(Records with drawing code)
+++++

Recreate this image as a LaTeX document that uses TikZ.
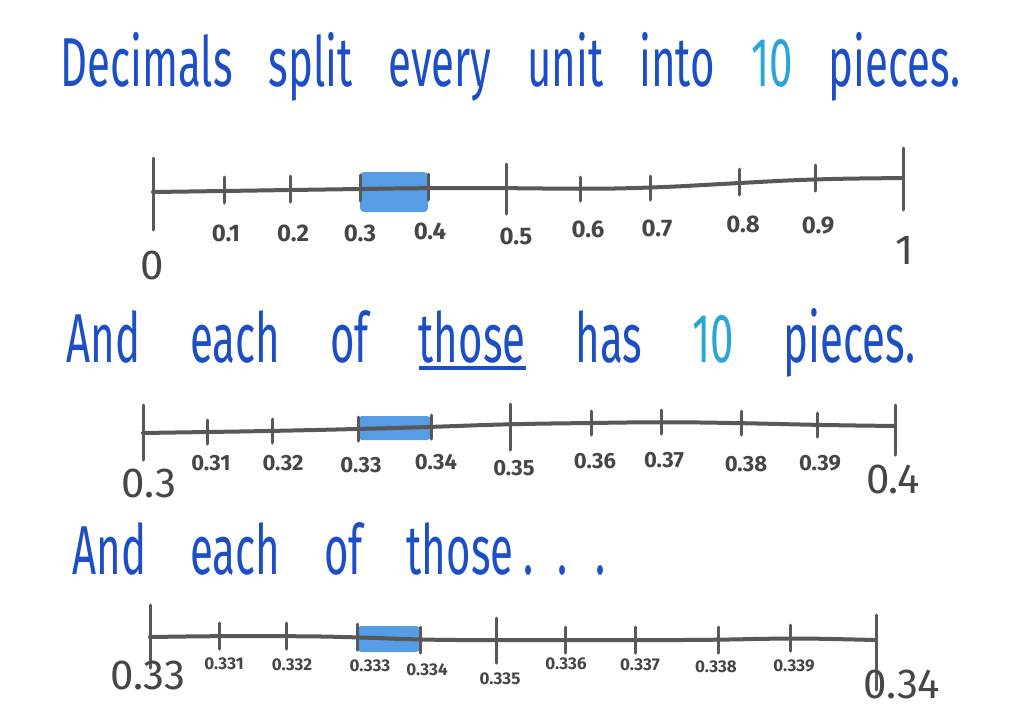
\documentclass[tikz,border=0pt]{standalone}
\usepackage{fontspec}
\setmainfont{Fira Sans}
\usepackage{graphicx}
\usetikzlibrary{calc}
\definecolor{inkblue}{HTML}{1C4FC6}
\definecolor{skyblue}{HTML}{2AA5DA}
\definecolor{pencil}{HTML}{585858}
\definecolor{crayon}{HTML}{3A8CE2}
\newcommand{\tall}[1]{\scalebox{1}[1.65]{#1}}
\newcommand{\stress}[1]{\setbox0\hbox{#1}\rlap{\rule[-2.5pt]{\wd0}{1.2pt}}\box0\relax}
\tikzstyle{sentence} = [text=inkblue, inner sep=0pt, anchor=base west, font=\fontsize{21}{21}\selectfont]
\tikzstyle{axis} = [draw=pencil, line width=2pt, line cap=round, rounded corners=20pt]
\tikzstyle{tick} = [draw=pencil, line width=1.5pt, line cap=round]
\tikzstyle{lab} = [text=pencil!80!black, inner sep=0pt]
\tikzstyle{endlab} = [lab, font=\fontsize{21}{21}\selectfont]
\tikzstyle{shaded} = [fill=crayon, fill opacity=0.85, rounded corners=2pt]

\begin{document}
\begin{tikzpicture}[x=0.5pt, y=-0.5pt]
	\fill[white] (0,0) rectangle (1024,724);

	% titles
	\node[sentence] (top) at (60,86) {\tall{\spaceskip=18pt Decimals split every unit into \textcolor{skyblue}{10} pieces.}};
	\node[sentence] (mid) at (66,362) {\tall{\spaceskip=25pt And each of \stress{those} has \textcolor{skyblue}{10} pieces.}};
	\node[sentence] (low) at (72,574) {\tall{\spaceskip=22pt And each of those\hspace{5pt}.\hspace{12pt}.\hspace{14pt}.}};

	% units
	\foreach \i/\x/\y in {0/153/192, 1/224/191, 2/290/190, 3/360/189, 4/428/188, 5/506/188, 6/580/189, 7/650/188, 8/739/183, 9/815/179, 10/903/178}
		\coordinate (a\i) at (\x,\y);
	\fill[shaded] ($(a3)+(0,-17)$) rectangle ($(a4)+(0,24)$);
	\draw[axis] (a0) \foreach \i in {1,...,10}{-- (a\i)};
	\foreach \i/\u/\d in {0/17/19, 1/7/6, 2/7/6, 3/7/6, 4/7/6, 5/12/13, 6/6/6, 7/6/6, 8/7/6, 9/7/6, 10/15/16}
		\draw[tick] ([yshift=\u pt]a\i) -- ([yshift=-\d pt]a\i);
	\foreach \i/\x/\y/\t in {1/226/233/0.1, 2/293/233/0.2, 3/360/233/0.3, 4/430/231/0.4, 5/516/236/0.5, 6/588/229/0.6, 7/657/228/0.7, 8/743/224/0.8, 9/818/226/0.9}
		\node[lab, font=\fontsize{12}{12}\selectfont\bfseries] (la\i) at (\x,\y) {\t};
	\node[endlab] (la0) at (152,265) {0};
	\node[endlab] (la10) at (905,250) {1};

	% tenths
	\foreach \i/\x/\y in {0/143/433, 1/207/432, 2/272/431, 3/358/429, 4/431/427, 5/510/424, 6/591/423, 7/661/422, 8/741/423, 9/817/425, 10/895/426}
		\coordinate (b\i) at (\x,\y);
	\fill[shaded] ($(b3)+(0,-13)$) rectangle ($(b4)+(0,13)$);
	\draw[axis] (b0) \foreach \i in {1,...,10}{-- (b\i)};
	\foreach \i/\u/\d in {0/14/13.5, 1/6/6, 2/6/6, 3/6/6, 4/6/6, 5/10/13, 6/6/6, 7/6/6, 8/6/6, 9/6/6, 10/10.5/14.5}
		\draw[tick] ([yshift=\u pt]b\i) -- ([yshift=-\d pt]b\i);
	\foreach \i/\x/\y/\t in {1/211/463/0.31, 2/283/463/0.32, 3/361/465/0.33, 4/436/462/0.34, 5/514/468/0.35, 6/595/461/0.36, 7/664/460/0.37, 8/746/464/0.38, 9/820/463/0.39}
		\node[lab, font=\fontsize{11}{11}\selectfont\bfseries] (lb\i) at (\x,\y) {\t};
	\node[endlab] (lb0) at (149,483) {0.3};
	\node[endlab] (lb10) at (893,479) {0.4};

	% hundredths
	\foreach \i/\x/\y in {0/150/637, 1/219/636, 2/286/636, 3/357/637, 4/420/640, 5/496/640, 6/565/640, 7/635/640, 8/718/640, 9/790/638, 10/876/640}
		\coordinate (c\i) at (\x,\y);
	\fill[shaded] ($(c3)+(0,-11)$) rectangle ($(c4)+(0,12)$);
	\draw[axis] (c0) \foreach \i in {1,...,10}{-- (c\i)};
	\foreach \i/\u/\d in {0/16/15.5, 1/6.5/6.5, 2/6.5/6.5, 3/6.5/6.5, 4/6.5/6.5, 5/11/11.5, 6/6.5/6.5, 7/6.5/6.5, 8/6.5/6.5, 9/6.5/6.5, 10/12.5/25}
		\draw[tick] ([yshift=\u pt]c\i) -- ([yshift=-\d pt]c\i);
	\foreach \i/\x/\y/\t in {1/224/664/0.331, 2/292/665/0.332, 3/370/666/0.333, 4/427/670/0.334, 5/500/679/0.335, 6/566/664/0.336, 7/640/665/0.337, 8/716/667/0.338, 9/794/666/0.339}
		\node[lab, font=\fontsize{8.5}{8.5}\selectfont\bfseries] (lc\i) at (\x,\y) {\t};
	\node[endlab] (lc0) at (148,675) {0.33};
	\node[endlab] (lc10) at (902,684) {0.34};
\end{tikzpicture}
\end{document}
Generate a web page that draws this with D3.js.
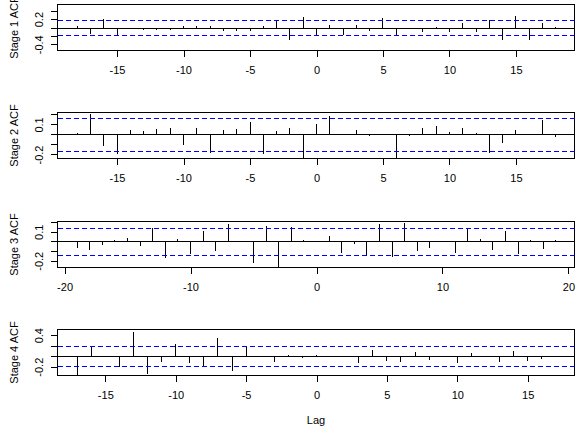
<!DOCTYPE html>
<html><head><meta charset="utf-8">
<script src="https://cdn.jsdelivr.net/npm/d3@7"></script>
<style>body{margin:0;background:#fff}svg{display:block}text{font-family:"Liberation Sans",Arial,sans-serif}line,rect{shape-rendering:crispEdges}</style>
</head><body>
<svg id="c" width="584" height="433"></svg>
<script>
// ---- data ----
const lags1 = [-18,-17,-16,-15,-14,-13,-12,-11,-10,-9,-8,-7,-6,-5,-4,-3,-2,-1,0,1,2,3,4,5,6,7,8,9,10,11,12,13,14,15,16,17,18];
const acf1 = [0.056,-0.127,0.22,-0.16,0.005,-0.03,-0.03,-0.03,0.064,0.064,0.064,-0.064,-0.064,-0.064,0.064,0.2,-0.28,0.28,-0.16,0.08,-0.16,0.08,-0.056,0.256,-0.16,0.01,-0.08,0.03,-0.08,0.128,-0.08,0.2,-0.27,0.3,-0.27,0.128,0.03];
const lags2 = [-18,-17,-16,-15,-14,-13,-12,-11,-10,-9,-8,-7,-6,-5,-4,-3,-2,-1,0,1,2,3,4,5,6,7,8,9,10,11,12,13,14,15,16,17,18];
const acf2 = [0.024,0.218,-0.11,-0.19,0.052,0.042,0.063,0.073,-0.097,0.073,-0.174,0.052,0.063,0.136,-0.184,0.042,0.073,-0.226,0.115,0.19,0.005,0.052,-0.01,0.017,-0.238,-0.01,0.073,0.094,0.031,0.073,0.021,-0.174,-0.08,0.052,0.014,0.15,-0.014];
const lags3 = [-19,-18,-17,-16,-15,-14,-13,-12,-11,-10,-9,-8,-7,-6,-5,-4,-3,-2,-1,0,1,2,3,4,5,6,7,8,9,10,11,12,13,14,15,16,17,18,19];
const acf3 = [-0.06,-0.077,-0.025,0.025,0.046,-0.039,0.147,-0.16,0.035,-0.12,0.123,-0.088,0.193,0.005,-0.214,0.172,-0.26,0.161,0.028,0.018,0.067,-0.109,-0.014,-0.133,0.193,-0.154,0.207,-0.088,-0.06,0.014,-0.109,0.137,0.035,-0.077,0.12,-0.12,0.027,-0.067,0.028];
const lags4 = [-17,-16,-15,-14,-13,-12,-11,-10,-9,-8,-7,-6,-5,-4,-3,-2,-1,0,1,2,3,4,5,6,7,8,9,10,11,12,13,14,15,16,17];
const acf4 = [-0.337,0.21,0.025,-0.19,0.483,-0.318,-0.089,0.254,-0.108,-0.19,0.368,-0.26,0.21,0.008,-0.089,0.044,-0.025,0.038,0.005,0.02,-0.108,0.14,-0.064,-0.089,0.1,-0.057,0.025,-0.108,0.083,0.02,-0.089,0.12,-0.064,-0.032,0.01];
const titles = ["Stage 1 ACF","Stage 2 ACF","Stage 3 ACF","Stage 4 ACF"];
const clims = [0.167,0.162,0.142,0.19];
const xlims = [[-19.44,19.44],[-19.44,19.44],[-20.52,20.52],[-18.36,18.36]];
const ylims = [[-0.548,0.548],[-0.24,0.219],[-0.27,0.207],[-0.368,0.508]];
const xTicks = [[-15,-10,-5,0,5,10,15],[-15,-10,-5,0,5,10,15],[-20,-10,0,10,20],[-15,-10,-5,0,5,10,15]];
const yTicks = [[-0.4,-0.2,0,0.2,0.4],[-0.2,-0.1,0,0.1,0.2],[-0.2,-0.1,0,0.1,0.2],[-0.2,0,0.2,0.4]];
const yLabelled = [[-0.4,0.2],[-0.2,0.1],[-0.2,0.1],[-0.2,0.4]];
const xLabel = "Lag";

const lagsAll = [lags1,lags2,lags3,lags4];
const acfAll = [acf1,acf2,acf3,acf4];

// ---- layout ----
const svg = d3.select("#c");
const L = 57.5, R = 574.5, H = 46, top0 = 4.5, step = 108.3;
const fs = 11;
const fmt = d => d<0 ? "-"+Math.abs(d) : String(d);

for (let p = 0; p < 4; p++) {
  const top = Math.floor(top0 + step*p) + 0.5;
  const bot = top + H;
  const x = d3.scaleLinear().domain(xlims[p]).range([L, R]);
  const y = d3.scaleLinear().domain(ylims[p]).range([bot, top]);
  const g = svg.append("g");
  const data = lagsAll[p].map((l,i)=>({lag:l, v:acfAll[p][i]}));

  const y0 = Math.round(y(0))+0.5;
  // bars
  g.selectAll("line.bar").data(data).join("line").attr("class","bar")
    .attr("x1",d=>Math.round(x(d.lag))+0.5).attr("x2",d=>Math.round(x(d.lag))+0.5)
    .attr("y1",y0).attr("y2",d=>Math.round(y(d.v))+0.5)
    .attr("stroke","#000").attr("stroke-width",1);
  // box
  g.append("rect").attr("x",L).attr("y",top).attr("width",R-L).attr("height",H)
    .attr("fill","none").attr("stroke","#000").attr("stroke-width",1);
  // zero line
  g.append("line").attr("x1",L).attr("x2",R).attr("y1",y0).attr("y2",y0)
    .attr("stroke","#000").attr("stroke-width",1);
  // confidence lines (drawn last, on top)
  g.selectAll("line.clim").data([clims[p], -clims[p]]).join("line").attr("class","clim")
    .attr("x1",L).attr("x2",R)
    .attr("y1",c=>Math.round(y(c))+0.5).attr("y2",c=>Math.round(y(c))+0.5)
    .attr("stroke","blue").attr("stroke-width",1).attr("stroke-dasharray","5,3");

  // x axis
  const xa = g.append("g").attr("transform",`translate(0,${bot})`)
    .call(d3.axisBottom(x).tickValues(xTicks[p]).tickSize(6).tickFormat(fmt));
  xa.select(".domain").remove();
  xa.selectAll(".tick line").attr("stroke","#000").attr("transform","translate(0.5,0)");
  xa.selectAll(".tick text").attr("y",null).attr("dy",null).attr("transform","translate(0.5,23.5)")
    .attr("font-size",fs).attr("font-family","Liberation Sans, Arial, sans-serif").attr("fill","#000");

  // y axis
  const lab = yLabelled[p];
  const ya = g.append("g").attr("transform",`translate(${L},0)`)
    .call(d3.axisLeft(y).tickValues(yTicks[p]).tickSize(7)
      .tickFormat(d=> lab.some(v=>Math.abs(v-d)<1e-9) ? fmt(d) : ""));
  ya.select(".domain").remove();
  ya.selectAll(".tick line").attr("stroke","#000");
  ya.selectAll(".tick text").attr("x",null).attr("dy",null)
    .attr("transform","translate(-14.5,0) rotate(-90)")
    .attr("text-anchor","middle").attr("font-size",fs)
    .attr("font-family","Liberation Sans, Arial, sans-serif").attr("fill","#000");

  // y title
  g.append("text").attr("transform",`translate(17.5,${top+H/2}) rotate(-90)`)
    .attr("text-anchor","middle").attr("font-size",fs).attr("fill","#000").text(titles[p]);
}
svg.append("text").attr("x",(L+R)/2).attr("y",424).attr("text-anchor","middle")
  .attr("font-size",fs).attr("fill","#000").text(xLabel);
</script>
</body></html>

+++++

Return every line above that contains the word "this".

Task output:
Recreate this image as a LaTeX document that uses TikZ.
Generate a web page that draws this with D3.js.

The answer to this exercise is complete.